[The records]
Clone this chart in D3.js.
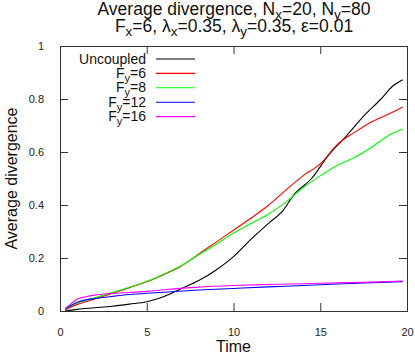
==
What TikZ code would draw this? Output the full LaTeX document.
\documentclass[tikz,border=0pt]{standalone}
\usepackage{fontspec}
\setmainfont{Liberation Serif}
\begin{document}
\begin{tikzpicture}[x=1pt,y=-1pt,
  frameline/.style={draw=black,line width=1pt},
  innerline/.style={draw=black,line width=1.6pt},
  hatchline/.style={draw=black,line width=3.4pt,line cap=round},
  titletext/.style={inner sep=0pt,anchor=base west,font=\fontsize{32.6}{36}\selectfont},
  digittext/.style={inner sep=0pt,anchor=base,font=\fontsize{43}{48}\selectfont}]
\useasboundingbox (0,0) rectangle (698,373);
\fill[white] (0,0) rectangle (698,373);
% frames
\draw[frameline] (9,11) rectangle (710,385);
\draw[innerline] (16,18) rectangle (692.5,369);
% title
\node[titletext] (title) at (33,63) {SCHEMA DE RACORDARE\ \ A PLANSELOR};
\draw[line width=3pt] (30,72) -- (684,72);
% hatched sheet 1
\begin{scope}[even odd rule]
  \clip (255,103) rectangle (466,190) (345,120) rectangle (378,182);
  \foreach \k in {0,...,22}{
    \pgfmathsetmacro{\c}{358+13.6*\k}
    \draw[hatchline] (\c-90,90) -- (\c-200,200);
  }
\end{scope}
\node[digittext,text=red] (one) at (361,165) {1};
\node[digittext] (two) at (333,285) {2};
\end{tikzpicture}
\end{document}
--
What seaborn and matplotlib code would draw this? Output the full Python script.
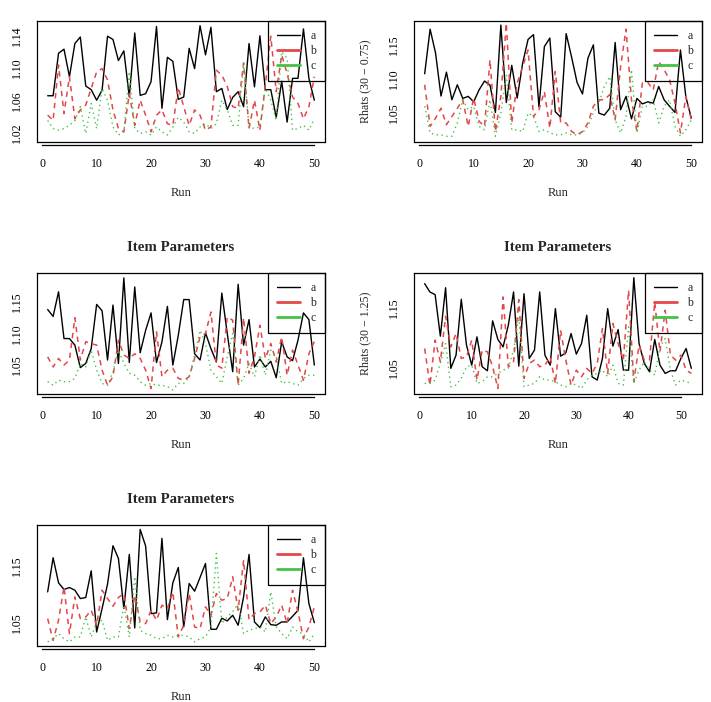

[What is expected]
Search the data for "full". Copy every matching line.

[Expected answer]
What TikZ code would draw this? Output the full LaTeX document.
What seaborn and matplotlib code would draw this? Output the full Python script.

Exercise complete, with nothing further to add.